▶ [SHORT TASK] Your task is to retype the lines from the opening of the material through the line that includes "const seriesNames = ['Annual". Do not copy the pictures.

▶ [RECORDED INFORMATION]
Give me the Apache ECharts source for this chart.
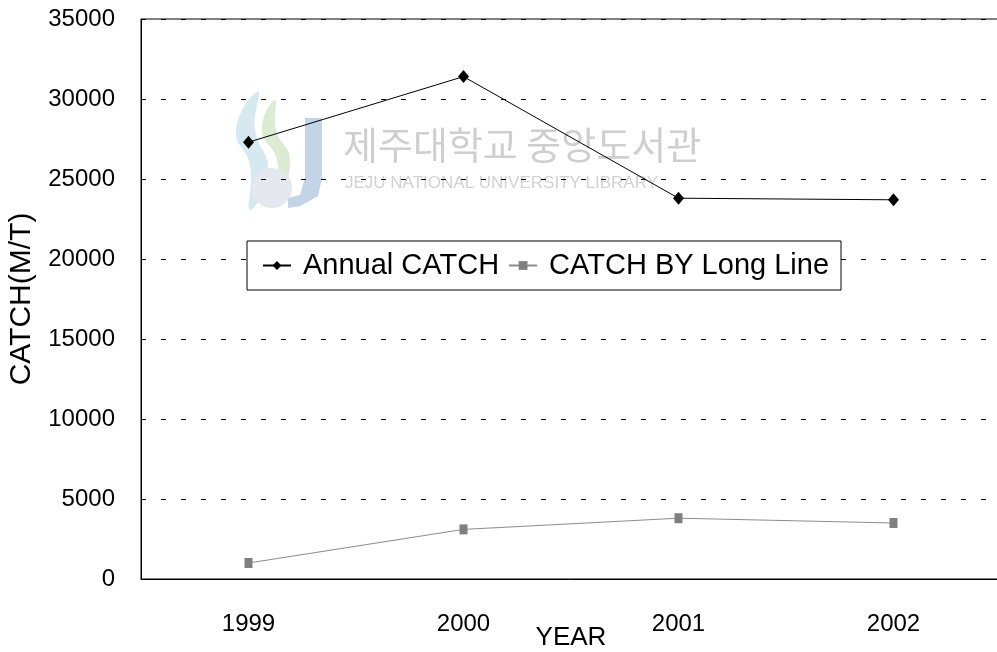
<!DOCTYPE html>
<html>
<head>
<meta charset="utf-8">
<script src="https://cdn.jsdelivr.net/npm/echarts@6/dist/echarts.min.js"></script>
<style>html,body{margin:0;padding:0;background:#fff}#c{width:997px;height:652px}</style>
</head>
<body>
<div id="c"></div>
<script>
const years = ['1999', '2000', '2001', '2002'];
const annualCatch = [27300, 31400, 23800, 23700];
const longLineCatch = [1000, 3100, 3800, 3500];
const yTicks = {min: 0, max: 35000, interval: 5000};
const seriesNames = ['Annual CATCH', 'CATCH BY Long Line'];

const FONT = "'Liberation Sans', Arial, sans-serif";
const chart = echarts.init(document.getElementById('c'), null, {renderer: 'canvas'});
chart.setOption({
  backgroundColor: '#fff',
  animation: false,
  textStyle: {fontFamily: FONT},
  grid: {left: 141, top: 19, width: 860, height: 560, containLabel: false, outerBoundsMode: 'none',
         show: true, borderColor: '#000', borderWidth: 1},
  graphic: {elements: [
    {type: 'polygon', z: -1, shape: {smooth: 0.5, points: [[258, 92], [236, 130], [250, 165], [250, 210], [268, 170], [255, 130]]}, style: {fill: '#d6e8f0'}},
    {type: 'polygon', z: -1, shape: {smooth: 0.5, points: [[275, 100], [262, 130], [277, 160], [278, 200], [290, 160], [276, 130]]}, style: {fill: '#dcebd2'}},
    {type: 'circle', z: -1, shape: {cx: 272, cy: 188, r: 20}, style: {fill: '#e6e8f0'}},
    {type: 'rect', z: -1, shape: {x: 305, y: 118, width: 17, height: 62}, style: {fill: '#c3d3e8'}},
    {type: 'polygon', z: -1, shape: {points: [[322, 178], [318, 196], [300, 206], [288, 208], [288, 198], [300, 195], [305, 178]]}, style: {fill: '#c3d3e8'}},
    {type: 'text', z: -1, style: {x: 343, y: 126, text: '제주대학교 중앙도서관', font: "38px 'Noto Sans CJK KR'", fill: '#cfcfcf'}},
    {type: 'text', z: -1, style: {x: 345, y: 175, text: 'JEJU NATIONAL UNIVERSITY LIBRARY', font: "17px 'Liberation Sans'", fill: '#d2d2d2'}}
  ]},
  legend: {
    left: 247, top: 241,
    padding: [10, 12, 10, 15],
    backgroundColor: '#fff',
    borderColor: '#000', borderWidth: 1,
    itemWidth: 28, itemHeight: 11, itemGap: 9,
    textStyle: {fontFamily: FONT, fontSize: 29, color: '#000', padding: [0, 0, 0, 7]},
    data: seriesNames
  },
  xAxis: {
    type: 'category',
    data: years,
    boundaryGap: true,
    name: 'YEAR',
    nameLocation: 'middle',
    nameGap: 46,
    nameMoveOverlap: false,
    nameTextStyle: {fontFamily: FONT, fontSize: 26, color: '#000'},
    axisLine: {lineStyle: {color: '#000', width: 1}},
    axisTick: {inside: true, length: 10, lineStyle: {color: '#666'}},
    axisLabel: {fontFamily: FONT, fontSize: 24, color: '#000', margin: 33}
  },
  yAxis: {
    type: 'value',
    min: yTicks.min, max: yTicks.max, interval: yTicks.interval,
    name: 'CATCH(M/T)',
    nameLocation: 'middle',
    nameGap: 104,
    nameMoveOverlap: false,
    nameTextStyle: {fontFamily: FONT, fontSize: 30, color: '#000'},
    axisLine: {show: true, lineStyle: {color: '#000', width: 1}},
    axisTick: {show: true, inside: true, length: 5, lineStyle: {color: '#000'}},
    axisLabel: {fontFamily: FONT, fontSize: 24, color: '#000', margin: 26, formatter: v => String(v)},
    splitLine: {show: true, lineStyle: {color: '#000', width: 1, type: [5, 15]}}
  },
  series: [
    {
      name: seriesNames[0], type: 'line', data: annualCatch,
      symbol: 'diamond', symbolSize: [11, 13],
      itemStyle: {color: '#000'},
      lineStyle: {color: '#000', width: 1},
      z: 3
    },
    {
      name: seriesNames[1], type: 'line', data: longLineCatch,
      symbol: 'rect', symbolSize: [8, 10],
      itemStyle: {color: '#808080'},
      lineStyle: {color: '#8c8c8c', width: 1},
      z: 3
    }
  ]
});
</script>
</body>
</html>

▶ [THE ANSWER]
Give me the Apache ECharts source for this chart.
<!DOCTYPE html>
<html>
<head>
<meta charset="utf-8">
<script src="https://cdn.jsdelivr.net/npm/echarts@6/dist/echarts.min.js"></script>
<style>html,body{margin:0;padding:0;background:#fff}#c{width:997px;height:652px}</style>
</head>
<body>
<div id="c"></div>
<script>
const years = ['1999', '2000', '2001', '2002'];
const annualCatch = [27300, 31400, 23800, 23700];
const longLineCatch = [1000, 3100, 3800, 3500];
const yTicks = {min: 0, max: 35000, interval: 5000};
const seriesNames = ['Annual CATCH', 'CATCH BY Long Line'];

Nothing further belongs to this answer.